— Begin —
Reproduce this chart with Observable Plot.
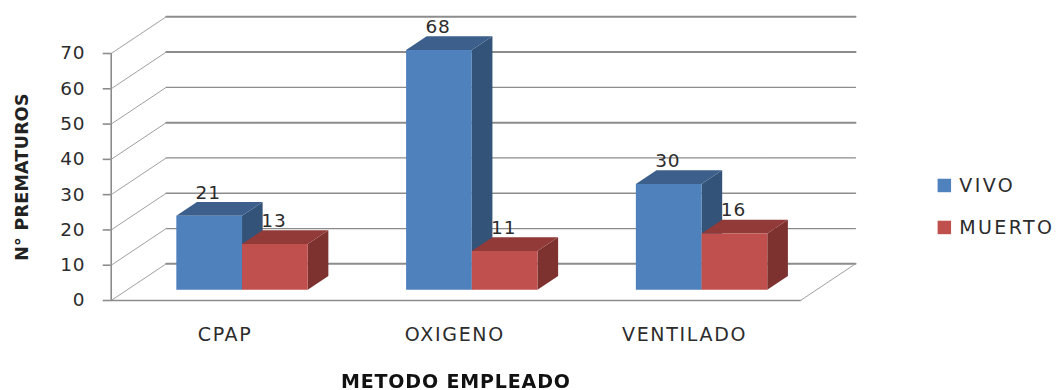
<!DOCTYPE html>
<html><head><meta charset="utf-8">
<script src="https://cdn.jsdelivr.net/npm/d3@7"></script>
<script src="https://cdn.jsdelivr.net/npm/@observablehq/plot@0.6"></script>
<style>
html,body{margin:0;padding:0;background:#fff;overflow:hidden}
svg{display:block;filter:blur(.45px)}
g[aria-label="y-axis tick label"] text{font-size:18.5px;letter-spacing:.7px;fill:#2c2c2c}
g[aria-label="x-axis tick label"] text{font-size:19px;letter-spacing:1.7px;fill:#2c2c2c}
.val text{font-size:18.5px;letter-spacing:.8px;fill:#2c2c2c}
.xt text{font-size:19px;letter-spacing:.85px;font-weight:bold;fill:#111}
.yt text{font-size:17.5px;letter-spacing:.25px;font-weight:bold;fill:#222}
.lg text{font-size:19px;letter-spacing:2.4px;fill:#2c2c2c}
</style></head><body><div id="c"></div>
<script>
const categories = ["CPAP", "OXIGENO", "VENTILADO"];
const seriesNames = ["VIVO", "MUERTO"];
const vivo = [21, 68, 30];
const muerto = [13, 11, 16];
const yTicks = [0, 10, 20, 30, 40, 50, 60, 70];
const gridWeights = [2, 1.2, 1.5, 1.2, 2, 1.2, 2, 2];
const frontColors = ["#4F81BD", "#C0504D"];
const topColors = ["#3C5F8B", "#913A38"];
const sideColors = ["#335378", "#7D3230"];
const legendY = [32.6, 20.7];

// oblique projection: x in category units, v in data units, d in depth units (0 front wall, 1 back wall)
const kx = 55 / 229.8, kv = 36.7 / 3.53;
const P = (c, v, d) => ({x: c + d * kx, y: v + d * kv});
const barW = 0.286, d0 = 0.29, d1 = 0.665;

const faces = [];
function addFace(id, color, pts){ pts.forEach(p => faces.push({...p, id, color})); }
categories.forEach((cat, i) => {
  [vivo[i], muerto[i]].forEach((v, s) => {
    const a = i + 0.5 - barW + s * barW, b = a + barW;
    addFace(`${cat}-${s}-side`, sideColors[s], [P(b,0,d0),P(b,v,d0),P(b,v,d1),P(b,0,d1)]);
    addFace(`${cat}-${s}-top`, topColors[s], [P(a,v,d0),P(b,v,d0),P(b,v,d1),P(a,v,d1)]);
    addFace(`${cat}-${s}-front`, frontColors[s], [P(a,0,d0),P(b,0,d0),P(b,v,d0),P(a,v,d0)]);
  });
});

const walls = [];
yTicks.forEach((v, i) => {
  walls.push({pts:[P(0,v,1),P(3,v,1)], w:gridWeights[i], c:"#8C8C8C"});
  walls.push({pts:[P(0,v,0),P(0,v,1)], w:1, c:"#A0A0A0"});
});
const frameLines = [[P(0,0,0),P(0,70,0)], [P(0,0,0),P(3,0,0)]];
const floorEdge = [P(3,0,0),P(3,0,1)];

const labels = [];
categories.forEach((cat, i) => {
  [vivo[i], muerto[i]].forEach((v, s) => {
    const a = i + 0.5 - barW + s * barW;
    labels.push({...P(a + barW / 2, v, d0), v});
  });
});

const gray = "#8C8C8C", font = "'DejaVu Sans', sans-serif";
const chart = Plot.plot({
  width: 1064, height: 390,
  marginLeft: 110.7, marginRight: 264, marginTop: 53, marginBottom: 90,
  x: {domain: [0, 3]},
  y: {domain: [0, 70]},
  style: {fontFamily: font, background: "#fff", overflow: "visible"},
  marks: [
    ...walls.map(l => Plot.line(l.pts, {x:"x", y:"y", stroke:l.c, strokeWidth:l.w})),
    ...frameLines.map(l => Plot.line(l, {x:"x", y:"y", stroke:gray, strokeWidth:1.6})),
    Plot.line(floorEdge, {x:"x", y:"y", stroke:"#A0A0A0", strokeWidth:1}),
    Plot.axisY({ticks:yTicks, tickSize:8, tickPadding:18, label:null, stroke:gray, strokeWidth:1.6}),
    Plot.axisX({ticks:[0.5,1.5,2.5], tickFormat:t=>categories[Math.floor(t)], tickSize:0, tickPadding:27, dx:-1, label:null}),
    Plot.line(faces, {x:"x", y:"y", z:"id", fill:"color", stroke:null}),
    Plot.text(labels, {x:"x", y:"y", text:"v", dy:-23, dx:-1, className:"val"}),
    Plot.text(["METODO EMPLEADO"], {frameAnchor:"bottom", lineAnchor:"middle", dy:81, className:"xt"}),
    Plot.text(["N° PREMATUROS"], {frameAnchor:"left", textAnchor:"middle", lineAnchor:"middle", rotate:-90, dx:-89, className:"yt"}),
    Plot.dot(seriesNames, {x:()=>3.626, y:(d,i)=>legendY[i], symbol:"square", r:7.6, fill:(d,i)=>frontColors[i], stroke:null}),
    Plot.text(seriesNames, {x:()=>3.691, y:(d,i)=>legendY[i], text:d=>d, textAnchor:"start", className:"lg"})
  ]
});
document.getElementById("c").append(chart);
</script></body></html>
— End —
From the first line above down to the line with "const barW = 0.286, d0 = 0.29, d1 = 0.665;", reproduce every line and no others, omitting pictures.

* **RESULT FOR THIS TASK**:
Reproduce this chart with Observable Plot.
<!DOCTYPE html>
<html><head><meta charset="utf-8">
<script src="https://cdn.jsdelivr.net/npm/d3@7"></script>
<script src="https://cdn.jsdelivr.net/npm/@observablehq/plot@0.6"></script>
<style>
html,body{margin:0;padding:0;background:#fff;overflow:hidden}
svg{display:block;filter:blur(.45px)}
g[aria-label="y-axis tick label"] text{font-size:18.5px;letter-spacing:.7px;fill:#2c2c2c}
g[aria-label="x-axis tick label"] text{font-size:19px;letter-spacing:1.7px;fill:#2c2c2c}
.val text{font-size:18.5px;letter-spacing:.8px;fill:#2c2c2c}
.xt text{font-size:19px;letter-spacing:.85px;font-weight:bold;fill:#111}
.yt text{font-size:17.5px;letter-spacing:.25px;font-weight:bold;fill:#222}
.lg text{font-size:19px;letter-spacing:2.4px;fill:#2c2c2c}
</style></head><body><div id="c"></div>
<script>
const categories = ["CPAP", "OXIGENO", "VENTILADO"];
const seriesNames = ["VIVO", "MUERTO"];
const vivo = [21, 68, 30];
const muerto = [13, 11, 16];
const yTicks = [0, 10, 20, 30, 40, 50, 60, 70];
const gridWeights = [2, 1.2, 1.5, 1.2, 2, 1.2, 2, 2];
const frontColors = ["#4F81BD", "#C0504D"];
const topColors = ["#3C5F8B", "#913A38"];
const sideColors = ["#335378", "#7D3230"];
const legendY = [32.6, 20.7];

// oblique projection: x in category units, v in data units, d in depth units (0 front wall, 1 back wall)
const kx = 55 / 229.8, kv = 36.7 / 3.53;
const P = (c, v, d) => ({x: c + d * kx, y: v + d * kv});
const barW = 0.286, d0 = 0.29, d1 = 0.665;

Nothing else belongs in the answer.